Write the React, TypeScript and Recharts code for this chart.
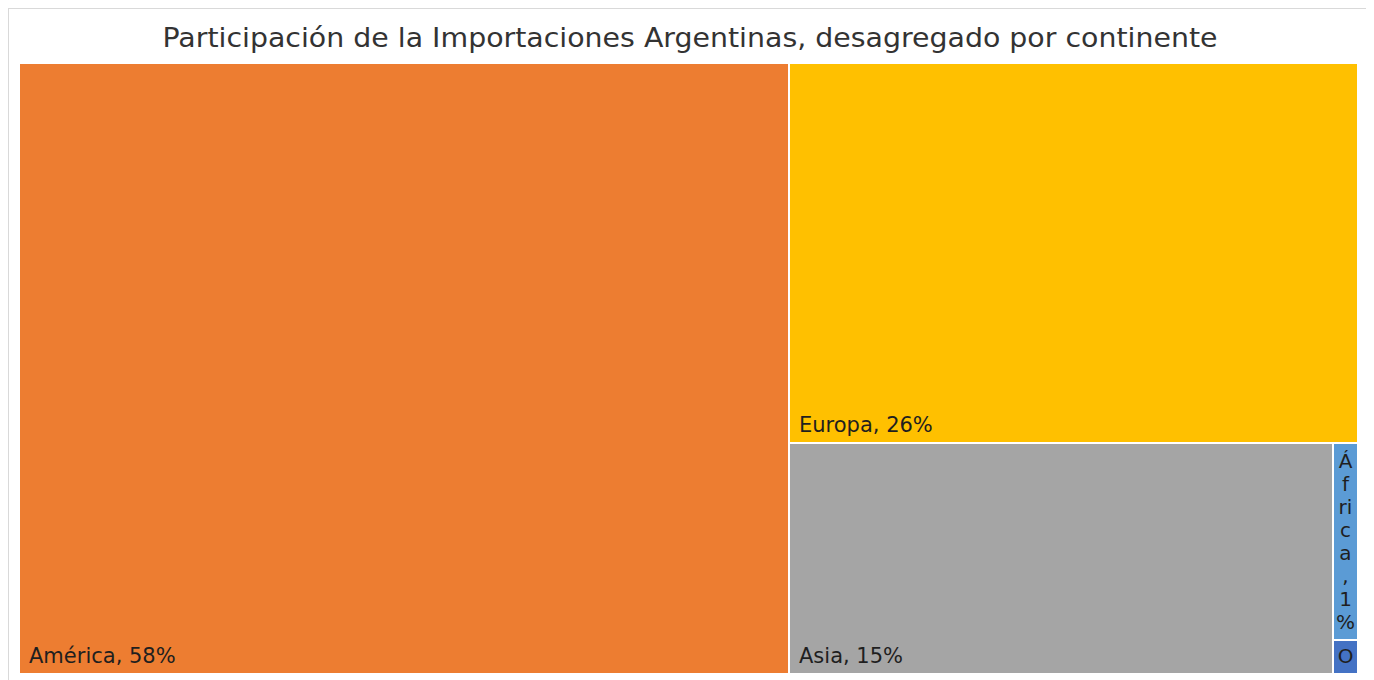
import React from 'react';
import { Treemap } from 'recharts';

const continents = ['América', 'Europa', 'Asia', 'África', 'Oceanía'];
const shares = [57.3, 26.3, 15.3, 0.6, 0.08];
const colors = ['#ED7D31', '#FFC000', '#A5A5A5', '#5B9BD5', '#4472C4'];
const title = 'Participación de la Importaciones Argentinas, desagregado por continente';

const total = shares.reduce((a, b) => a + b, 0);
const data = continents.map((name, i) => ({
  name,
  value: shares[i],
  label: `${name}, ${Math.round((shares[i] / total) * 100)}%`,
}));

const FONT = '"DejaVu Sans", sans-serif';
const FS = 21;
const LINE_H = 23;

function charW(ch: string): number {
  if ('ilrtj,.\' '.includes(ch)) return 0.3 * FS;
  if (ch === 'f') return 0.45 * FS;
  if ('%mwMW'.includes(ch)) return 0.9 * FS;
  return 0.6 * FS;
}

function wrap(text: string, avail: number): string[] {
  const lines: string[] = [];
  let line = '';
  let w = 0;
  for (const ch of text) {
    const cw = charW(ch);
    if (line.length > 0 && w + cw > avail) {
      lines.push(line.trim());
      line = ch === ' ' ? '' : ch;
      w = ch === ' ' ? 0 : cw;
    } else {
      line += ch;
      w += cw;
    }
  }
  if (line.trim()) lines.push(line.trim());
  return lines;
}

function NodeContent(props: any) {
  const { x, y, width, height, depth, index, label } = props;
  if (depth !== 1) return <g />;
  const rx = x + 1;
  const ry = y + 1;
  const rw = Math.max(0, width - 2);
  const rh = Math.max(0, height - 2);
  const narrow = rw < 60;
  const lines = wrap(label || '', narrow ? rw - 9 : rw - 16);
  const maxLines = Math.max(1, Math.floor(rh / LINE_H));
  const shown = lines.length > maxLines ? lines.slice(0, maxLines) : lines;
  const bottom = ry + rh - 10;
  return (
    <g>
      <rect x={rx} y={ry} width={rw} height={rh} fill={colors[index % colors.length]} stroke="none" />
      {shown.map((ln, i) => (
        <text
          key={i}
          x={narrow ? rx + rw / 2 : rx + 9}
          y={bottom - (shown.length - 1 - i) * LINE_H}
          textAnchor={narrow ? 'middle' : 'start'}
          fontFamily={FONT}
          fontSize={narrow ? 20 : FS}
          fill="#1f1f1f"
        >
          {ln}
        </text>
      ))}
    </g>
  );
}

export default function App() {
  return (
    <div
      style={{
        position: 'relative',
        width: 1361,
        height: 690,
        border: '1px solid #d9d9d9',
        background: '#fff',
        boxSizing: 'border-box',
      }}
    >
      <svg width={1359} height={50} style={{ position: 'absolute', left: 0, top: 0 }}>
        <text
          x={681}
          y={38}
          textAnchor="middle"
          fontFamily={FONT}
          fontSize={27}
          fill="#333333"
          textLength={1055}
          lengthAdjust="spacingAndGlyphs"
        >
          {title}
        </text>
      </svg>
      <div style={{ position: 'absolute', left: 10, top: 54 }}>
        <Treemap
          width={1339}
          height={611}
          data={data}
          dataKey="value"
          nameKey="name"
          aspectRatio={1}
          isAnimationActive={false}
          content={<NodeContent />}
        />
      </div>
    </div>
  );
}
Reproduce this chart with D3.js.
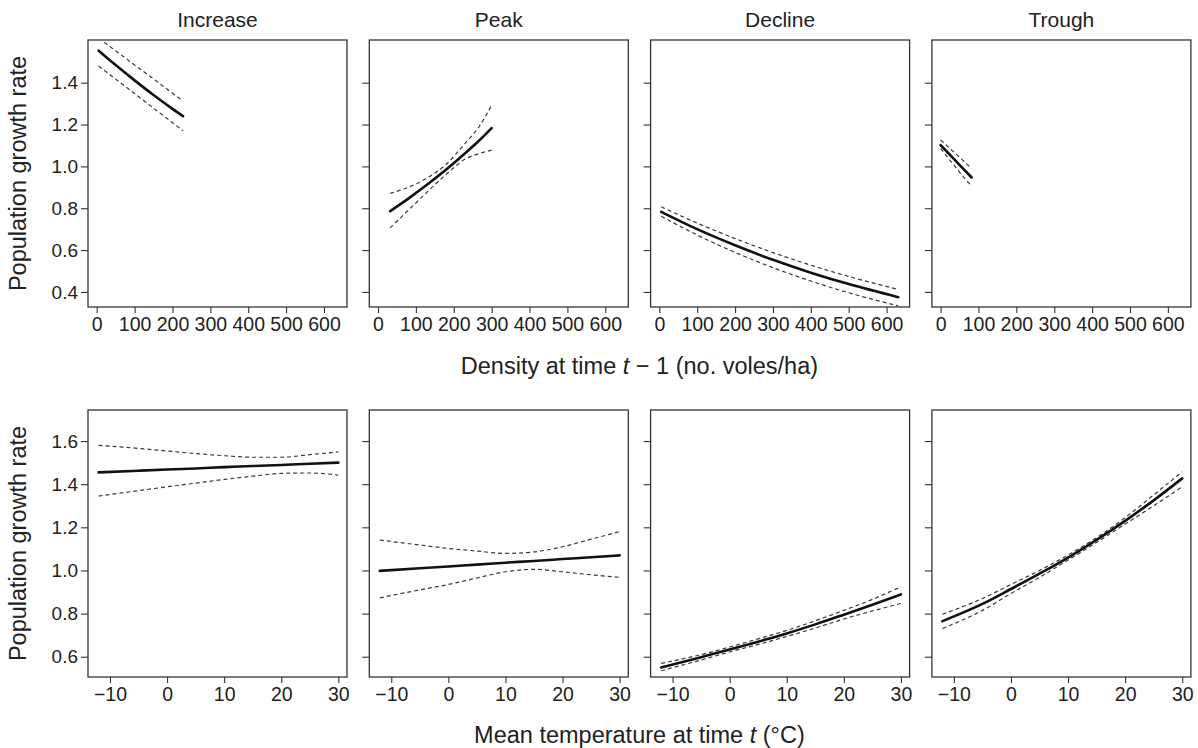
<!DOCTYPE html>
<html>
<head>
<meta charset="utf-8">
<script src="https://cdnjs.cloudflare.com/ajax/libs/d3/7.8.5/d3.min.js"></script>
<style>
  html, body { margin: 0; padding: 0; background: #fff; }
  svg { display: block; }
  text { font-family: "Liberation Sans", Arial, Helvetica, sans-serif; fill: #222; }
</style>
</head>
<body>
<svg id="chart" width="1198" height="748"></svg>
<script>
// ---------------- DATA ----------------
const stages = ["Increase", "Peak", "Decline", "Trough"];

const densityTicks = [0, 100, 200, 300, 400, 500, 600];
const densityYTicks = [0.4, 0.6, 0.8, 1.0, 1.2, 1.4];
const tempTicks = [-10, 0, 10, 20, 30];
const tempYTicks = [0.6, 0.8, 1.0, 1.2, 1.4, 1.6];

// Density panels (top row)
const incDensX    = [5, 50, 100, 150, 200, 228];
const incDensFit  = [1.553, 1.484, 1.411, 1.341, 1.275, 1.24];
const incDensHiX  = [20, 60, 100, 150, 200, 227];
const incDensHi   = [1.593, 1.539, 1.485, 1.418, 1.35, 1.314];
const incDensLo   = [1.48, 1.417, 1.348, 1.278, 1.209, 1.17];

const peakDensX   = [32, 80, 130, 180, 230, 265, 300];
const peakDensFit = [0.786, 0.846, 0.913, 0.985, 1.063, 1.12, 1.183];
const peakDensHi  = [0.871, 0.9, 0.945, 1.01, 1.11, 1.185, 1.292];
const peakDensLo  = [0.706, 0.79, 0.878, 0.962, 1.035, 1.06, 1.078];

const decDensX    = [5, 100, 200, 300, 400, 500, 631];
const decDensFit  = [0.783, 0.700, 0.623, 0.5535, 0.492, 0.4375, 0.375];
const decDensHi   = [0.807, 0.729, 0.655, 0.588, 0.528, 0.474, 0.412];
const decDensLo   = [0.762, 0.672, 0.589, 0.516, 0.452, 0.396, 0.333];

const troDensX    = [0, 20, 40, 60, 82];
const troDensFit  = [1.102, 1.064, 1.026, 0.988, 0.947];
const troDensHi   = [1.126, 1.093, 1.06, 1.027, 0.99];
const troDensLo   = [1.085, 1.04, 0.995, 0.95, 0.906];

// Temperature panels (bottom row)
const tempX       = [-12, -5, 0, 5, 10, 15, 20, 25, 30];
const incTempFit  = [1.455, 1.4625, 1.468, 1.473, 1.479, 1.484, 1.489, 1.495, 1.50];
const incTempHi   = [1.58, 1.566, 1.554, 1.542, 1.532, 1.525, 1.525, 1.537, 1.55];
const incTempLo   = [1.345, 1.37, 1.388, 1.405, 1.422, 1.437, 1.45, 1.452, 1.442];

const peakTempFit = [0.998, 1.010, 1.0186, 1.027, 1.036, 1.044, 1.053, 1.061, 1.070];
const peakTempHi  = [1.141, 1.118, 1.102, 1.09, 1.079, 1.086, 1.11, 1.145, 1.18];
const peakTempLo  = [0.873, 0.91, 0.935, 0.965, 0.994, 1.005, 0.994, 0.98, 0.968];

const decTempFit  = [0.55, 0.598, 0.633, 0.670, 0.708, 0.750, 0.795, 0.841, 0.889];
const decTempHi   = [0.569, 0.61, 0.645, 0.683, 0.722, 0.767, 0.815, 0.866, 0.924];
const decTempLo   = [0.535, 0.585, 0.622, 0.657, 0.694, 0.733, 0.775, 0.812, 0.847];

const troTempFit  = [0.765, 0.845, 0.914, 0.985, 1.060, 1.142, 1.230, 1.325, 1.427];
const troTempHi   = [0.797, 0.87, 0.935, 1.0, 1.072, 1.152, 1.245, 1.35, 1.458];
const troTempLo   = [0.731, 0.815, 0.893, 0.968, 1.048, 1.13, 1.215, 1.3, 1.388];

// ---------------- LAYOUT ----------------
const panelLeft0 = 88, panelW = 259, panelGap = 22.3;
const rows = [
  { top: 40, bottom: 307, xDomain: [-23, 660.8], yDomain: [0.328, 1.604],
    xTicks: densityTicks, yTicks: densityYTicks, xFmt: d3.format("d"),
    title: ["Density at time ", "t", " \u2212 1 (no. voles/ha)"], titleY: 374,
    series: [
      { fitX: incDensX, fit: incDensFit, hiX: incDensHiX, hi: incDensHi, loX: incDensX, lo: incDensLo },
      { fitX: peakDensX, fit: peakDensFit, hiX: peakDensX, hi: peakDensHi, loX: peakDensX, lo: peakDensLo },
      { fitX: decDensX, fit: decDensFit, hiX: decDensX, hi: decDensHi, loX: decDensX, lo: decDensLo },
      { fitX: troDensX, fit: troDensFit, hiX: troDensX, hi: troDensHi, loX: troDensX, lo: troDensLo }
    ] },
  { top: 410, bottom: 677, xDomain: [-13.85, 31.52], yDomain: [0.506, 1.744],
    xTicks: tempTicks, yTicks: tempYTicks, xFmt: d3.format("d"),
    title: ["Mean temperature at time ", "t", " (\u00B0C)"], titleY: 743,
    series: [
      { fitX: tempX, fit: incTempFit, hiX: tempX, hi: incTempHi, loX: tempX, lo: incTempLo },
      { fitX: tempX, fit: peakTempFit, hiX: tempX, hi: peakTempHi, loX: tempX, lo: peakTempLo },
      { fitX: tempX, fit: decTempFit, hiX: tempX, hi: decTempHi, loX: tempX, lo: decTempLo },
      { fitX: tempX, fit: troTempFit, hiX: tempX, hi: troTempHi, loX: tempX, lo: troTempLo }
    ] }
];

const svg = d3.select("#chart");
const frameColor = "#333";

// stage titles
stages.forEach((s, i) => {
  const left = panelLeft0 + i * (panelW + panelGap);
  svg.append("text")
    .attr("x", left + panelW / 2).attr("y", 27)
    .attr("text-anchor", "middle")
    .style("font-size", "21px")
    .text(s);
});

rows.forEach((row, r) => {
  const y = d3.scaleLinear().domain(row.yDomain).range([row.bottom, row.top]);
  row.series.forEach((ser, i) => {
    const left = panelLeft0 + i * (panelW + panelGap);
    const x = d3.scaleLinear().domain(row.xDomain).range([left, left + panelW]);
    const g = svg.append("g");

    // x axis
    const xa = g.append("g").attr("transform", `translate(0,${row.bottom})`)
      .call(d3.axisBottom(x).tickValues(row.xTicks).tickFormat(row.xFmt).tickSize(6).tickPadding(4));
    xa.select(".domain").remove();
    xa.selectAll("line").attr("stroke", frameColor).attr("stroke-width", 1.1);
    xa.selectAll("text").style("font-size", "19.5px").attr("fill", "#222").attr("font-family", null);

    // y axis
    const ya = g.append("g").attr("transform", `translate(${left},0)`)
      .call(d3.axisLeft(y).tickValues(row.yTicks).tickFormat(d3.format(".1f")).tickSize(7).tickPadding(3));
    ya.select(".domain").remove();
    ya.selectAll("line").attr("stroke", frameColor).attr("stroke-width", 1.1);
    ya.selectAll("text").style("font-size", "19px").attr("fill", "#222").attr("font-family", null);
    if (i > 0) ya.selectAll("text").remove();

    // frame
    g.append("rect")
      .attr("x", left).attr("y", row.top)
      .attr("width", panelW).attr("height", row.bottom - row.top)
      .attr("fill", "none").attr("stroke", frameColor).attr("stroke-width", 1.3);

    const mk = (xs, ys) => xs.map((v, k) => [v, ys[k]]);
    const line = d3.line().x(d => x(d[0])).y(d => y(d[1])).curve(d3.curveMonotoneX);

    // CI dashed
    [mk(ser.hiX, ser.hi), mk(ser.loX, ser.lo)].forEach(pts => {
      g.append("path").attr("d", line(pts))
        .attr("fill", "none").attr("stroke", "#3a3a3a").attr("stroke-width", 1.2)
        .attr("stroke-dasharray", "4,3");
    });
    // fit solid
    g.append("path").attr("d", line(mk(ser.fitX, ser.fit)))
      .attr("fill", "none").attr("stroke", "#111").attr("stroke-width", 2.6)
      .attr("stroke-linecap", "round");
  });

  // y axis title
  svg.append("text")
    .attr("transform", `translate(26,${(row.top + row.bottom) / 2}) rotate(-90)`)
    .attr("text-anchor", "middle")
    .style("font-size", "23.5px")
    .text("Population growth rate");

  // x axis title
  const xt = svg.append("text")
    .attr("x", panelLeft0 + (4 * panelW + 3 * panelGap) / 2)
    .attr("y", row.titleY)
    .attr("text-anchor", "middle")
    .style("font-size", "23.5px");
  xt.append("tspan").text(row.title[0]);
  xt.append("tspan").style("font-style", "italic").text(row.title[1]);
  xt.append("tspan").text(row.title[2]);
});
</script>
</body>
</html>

+--

→ Requirements:
Looking above, find the stretch of lines that opens with the one holding "Reproduce this chart with D3.js." and closes with the one holding "const tempYTicks = [0.6, 0.8, 1.0, 1.2, 1.4, 1.6];". Copy it exactly, pictures excluded.

→ Response below:
Reproduce this chart with D3.js.
<!DOCTYPE html>
<html>
<head>
<meta charset="utf-8">
<script src="https://cdnjs.cloudflare.com/ajax/libs/d3/7.8.5/d3.min.js"></script>
<style>
  html, body { margin: 0; padding: 0; background: #fff; }
  svg { display: block; }
  text { font-family: "Liberation Sans", Arial, Helvetica, sans-serif; fill: #222; }
</style>
</head>
<body>
<svg id="chart" width="1198" height="748"></svg>
<script>
// ---------------- DATA ----------------
const stages = ["Increase", "Peak", "Decline", "Trough"];

const densityTicks = [0, 100, 200, 300, 400, 500, 600];
const densityYTicks = [0.4, 0.6, 0.8, 1.0, 1.2, 1.4];
const tempTicks = [-10, 0, 10, 20, 30];
const tempYTicks = [0.6, 0.8, 1.0, 1.2, 1.4, 1.6];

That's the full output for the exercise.